» **SHORT EXERCISE**
Only the lines from the one containing "What matplotlib code" through the one containing "import matplotlib.pyplot as plt" are to be copied, exactly and with both ends kept.

---- INPUT MATERIAL

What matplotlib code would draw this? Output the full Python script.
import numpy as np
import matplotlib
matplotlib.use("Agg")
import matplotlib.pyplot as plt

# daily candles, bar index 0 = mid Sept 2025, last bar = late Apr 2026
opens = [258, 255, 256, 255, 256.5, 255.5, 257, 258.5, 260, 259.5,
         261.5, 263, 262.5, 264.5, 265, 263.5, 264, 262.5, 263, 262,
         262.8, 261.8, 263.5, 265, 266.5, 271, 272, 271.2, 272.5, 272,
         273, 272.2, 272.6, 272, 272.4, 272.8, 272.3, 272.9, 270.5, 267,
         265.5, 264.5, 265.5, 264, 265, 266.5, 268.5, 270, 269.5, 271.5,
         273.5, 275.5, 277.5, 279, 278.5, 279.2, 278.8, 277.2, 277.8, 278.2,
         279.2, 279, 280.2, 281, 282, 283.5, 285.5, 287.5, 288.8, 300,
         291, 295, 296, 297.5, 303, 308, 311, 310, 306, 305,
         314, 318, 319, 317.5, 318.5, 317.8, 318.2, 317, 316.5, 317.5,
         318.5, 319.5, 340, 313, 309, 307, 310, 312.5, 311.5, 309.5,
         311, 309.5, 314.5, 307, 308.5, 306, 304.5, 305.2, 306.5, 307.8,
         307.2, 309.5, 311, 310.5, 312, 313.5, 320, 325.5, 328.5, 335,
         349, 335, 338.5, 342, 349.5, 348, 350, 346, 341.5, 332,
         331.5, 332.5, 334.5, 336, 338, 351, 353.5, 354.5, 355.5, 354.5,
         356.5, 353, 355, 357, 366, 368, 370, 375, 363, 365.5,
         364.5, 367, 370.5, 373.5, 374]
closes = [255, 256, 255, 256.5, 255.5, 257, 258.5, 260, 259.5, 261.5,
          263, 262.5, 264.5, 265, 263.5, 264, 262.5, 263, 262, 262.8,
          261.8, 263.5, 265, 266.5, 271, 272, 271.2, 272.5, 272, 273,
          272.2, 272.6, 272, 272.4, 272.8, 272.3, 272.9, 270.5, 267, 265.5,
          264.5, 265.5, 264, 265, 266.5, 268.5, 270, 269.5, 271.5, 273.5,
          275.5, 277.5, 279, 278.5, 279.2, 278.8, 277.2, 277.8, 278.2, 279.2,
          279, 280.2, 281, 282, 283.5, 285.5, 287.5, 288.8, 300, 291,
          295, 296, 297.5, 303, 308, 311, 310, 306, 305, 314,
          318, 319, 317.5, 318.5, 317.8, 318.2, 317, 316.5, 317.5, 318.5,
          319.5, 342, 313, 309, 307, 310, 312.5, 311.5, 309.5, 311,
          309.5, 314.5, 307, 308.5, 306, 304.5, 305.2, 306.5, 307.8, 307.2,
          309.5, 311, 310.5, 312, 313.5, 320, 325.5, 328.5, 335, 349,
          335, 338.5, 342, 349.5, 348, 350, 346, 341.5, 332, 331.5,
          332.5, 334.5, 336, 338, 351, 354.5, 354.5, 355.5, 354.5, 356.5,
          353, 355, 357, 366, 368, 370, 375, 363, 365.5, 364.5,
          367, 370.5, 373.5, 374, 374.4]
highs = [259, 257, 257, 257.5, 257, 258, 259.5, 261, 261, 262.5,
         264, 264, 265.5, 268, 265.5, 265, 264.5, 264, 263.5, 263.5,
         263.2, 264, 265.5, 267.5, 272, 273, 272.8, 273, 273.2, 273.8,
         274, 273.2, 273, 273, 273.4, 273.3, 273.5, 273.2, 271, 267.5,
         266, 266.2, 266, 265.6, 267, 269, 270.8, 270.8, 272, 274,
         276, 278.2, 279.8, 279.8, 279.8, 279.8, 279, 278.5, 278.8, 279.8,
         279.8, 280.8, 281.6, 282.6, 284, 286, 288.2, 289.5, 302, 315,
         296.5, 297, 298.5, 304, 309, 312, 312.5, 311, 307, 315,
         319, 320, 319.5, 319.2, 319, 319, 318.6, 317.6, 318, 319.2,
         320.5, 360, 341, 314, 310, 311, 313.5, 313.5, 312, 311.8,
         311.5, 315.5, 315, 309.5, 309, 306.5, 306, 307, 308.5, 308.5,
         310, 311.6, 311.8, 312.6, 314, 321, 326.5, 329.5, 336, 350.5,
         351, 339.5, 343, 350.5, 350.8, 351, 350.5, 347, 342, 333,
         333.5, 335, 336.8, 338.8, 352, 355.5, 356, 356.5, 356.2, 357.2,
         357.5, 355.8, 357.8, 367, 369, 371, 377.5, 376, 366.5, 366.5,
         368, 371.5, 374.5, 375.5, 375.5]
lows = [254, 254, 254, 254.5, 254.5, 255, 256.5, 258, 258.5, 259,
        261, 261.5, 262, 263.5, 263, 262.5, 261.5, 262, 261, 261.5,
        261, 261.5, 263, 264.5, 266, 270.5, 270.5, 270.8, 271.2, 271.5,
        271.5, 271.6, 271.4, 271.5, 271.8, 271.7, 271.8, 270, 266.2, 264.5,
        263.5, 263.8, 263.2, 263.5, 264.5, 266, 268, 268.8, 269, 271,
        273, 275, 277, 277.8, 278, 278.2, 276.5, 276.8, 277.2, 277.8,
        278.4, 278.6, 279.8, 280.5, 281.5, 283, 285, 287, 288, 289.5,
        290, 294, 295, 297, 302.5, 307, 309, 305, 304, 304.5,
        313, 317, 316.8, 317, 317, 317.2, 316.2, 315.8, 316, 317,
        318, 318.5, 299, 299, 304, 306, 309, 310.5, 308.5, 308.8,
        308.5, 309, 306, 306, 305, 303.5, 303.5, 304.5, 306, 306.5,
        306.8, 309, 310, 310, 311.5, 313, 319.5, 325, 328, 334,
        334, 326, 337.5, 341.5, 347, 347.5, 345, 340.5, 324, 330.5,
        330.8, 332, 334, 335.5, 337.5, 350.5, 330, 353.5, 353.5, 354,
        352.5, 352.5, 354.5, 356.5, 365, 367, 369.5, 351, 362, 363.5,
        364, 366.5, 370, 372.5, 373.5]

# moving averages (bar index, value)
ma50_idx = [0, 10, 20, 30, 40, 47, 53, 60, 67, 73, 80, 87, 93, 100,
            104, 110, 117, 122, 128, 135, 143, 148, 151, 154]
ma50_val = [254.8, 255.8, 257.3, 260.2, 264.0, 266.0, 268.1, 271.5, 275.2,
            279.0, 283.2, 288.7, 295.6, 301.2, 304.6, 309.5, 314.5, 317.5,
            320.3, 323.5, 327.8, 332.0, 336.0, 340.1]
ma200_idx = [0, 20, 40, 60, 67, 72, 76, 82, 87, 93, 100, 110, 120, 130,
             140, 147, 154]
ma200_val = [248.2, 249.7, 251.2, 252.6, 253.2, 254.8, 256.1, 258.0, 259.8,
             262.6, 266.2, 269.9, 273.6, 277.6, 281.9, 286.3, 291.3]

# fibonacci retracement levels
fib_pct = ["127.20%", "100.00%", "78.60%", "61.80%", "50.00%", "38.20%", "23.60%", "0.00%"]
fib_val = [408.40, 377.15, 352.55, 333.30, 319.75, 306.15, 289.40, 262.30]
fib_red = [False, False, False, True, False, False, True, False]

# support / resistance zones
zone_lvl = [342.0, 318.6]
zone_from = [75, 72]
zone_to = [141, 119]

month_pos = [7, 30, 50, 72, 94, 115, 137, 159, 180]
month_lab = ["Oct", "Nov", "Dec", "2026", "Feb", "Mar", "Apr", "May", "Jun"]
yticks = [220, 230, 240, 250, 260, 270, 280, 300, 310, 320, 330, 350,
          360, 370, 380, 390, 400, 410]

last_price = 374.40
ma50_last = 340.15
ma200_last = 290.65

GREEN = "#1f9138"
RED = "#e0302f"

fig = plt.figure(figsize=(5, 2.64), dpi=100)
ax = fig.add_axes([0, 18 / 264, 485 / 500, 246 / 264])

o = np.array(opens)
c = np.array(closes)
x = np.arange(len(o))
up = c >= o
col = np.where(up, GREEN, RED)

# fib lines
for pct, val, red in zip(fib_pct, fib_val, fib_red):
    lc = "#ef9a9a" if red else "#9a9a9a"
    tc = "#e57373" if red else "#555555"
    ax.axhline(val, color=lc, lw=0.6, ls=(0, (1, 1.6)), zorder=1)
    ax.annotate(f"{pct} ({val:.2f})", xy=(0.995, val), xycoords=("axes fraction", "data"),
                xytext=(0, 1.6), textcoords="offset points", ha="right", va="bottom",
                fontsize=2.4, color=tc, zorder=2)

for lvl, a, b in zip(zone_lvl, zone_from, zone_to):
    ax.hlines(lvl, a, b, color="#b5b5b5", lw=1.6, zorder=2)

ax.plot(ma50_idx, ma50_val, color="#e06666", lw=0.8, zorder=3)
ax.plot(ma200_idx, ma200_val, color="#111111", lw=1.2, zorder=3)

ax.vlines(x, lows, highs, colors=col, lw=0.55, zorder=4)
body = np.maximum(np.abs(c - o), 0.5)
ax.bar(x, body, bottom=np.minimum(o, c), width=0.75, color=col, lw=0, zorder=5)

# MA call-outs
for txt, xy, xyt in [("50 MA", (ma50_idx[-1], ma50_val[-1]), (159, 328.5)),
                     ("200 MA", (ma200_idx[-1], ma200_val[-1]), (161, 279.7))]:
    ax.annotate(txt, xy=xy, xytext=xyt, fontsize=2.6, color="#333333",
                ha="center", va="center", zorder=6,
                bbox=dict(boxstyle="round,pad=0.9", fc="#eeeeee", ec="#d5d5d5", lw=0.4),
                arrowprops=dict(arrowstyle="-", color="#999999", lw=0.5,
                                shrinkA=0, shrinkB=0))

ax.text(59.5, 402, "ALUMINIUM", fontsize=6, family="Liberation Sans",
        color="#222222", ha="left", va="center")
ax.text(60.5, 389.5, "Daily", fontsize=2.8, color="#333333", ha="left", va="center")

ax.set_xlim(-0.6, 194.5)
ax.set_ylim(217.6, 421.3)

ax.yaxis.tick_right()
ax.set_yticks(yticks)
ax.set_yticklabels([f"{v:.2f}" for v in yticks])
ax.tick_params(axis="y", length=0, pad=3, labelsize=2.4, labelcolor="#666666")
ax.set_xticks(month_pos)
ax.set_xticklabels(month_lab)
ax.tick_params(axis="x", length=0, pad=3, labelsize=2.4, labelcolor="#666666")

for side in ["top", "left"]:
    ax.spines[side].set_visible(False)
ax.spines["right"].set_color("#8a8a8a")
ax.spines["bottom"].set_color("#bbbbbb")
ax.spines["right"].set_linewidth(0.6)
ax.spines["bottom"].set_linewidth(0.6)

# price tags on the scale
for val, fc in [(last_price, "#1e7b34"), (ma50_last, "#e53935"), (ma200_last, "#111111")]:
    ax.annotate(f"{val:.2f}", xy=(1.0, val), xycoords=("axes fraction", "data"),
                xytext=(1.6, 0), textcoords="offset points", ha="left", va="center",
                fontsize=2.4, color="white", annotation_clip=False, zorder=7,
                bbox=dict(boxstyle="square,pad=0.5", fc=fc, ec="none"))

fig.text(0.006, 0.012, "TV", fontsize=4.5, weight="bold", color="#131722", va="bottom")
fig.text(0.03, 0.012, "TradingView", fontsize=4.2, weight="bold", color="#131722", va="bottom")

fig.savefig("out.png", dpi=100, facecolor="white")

--------
---- INPUT MATERIAL

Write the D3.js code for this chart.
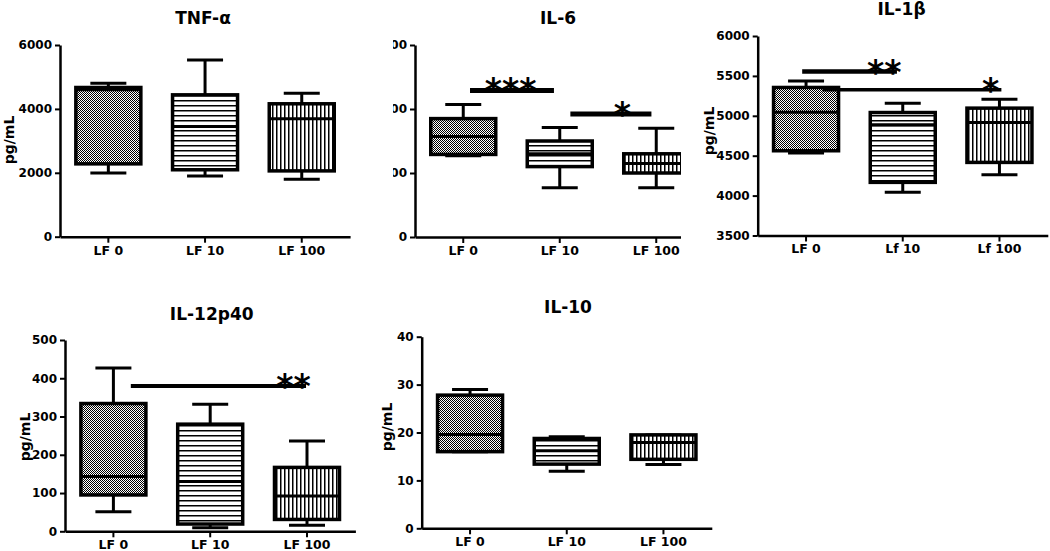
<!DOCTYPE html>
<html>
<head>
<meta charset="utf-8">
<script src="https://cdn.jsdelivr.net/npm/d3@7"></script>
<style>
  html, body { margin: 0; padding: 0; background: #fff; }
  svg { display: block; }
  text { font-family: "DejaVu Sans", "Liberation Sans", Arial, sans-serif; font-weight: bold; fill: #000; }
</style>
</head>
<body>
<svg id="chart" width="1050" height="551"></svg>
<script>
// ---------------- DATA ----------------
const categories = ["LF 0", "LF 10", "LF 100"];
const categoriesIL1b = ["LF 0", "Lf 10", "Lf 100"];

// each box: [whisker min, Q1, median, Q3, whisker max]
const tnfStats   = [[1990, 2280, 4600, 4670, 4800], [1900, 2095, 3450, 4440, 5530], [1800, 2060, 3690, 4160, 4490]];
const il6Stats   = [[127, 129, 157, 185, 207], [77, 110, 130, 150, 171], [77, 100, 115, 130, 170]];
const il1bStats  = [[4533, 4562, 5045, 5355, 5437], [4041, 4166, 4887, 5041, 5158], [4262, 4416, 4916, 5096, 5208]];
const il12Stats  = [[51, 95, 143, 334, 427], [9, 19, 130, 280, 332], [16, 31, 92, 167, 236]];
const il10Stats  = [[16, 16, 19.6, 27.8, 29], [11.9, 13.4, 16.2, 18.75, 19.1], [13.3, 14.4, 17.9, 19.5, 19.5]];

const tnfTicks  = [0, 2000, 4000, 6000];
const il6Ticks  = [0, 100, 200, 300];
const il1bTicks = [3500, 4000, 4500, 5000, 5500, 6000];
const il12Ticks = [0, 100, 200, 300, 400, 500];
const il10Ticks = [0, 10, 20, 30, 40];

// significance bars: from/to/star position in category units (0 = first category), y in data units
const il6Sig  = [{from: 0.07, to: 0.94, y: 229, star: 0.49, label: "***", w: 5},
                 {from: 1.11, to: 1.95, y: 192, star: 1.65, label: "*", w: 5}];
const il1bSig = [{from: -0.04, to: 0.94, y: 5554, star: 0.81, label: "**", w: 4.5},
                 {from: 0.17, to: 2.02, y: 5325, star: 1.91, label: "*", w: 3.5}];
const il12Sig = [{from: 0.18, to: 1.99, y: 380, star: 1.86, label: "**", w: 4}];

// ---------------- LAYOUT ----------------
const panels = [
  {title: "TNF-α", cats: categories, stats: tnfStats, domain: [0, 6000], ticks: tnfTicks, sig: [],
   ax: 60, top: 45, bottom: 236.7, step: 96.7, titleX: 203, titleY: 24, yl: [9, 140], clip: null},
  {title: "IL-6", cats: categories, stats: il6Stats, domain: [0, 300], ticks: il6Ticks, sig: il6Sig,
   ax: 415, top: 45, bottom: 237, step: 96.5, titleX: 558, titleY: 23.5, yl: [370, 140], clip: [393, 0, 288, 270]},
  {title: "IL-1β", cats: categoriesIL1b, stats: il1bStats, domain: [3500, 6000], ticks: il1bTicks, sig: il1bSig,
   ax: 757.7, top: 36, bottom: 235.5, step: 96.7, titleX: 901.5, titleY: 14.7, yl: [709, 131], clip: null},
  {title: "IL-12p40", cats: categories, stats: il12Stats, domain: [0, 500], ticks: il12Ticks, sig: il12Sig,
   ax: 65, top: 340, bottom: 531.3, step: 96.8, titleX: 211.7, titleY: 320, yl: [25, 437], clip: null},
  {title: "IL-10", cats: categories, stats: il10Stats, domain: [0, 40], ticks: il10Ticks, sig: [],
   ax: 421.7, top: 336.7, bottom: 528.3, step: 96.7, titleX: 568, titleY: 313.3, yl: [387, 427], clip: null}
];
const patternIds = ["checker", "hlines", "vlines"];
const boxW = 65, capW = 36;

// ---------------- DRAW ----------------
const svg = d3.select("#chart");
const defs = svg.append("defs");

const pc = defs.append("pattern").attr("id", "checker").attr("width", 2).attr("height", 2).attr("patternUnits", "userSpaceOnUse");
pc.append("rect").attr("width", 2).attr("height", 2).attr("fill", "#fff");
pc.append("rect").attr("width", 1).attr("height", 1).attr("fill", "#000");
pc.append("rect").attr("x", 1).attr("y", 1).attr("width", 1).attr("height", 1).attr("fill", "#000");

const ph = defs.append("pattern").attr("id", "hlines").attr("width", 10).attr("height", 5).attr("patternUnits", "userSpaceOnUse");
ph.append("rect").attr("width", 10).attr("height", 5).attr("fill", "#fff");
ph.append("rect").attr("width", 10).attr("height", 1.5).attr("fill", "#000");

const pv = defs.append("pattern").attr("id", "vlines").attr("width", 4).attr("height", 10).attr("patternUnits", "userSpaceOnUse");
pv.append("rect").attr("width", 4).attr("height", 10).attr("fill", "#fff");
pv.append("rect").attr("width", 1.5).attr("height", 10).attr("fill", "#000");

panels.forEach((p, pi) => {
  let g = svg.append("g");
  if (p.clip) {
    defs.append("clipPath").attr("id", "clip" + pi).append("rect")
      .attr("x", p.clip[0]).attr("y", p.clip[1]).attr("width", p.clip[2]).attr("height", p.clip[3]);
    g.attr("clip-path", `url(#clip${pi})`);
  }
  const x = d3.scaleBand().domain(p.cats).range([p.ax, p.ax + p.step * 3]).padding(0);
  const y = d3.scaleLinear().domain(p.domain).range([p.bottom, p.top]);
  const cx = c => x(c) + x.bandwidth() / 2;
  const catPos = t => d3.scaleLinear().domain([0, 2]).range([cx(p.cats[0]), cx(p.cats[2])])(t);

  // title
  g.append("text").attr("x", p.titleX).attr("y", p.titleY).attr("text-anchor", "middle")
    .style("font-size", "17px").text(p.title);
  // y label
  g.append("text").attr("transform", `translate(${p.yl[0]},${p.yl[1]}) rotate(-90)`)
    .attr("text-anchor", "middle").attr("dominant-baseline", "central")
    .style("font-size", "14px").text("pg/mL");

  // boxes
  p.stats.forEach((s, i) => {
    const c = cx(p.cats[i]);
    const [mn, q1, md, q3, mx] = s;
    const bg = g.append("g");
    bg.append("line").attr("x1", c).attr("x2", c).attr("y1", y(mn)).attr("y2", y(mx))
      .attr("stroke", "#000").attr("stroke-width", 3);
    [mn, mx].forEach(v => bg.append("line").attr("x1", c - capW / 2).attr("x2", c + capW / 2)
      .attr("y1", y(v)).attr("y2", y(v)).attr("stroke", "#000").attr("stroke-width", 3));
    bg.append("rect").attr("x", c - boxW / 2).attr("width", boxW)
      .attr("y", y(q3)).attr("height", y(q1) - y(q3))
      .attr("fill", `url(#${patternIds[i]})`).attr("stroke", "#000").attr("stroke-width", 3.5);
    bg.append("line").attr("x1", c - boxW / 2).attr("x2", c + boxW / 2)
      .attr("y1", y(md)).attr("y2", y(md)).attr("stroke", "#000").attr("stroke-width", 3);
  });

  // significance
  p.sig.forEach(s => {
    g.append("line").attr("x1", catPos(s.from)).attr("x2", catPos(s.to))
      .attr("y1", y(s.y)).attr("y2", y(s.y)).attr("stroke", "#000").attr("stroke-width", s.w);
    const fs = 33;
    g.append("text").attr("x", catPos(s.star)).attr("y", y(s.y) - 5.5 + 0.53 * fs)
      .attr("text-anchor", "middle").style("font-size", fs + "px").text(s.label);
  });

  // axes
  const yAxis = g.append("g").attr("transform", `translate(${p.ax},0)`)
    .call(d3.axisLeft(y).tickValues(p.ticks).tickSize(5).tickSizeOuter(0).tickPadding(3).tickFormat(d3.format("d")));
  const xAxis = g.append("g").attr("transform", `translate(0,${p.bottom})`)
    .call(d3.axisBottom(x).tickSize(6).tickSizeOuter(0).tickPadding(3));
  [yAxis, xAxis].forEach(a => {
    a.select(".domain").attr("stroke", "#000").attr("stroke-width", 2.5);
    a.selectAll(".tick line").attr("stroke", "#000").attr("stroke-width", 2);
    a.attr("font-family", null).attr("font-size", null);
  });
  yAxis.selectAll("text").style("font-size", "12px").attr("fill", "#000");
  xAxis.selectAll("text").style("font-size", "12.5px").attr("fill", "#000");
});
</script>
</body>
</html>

--------

» **SOLUTION TO THE PROBLEM**
What matplotlib code would draw this? Output the full Python script.
import numpy as np
import matplotlib
matplotlib.use("Agg")
import matplotlib.pyplot as plt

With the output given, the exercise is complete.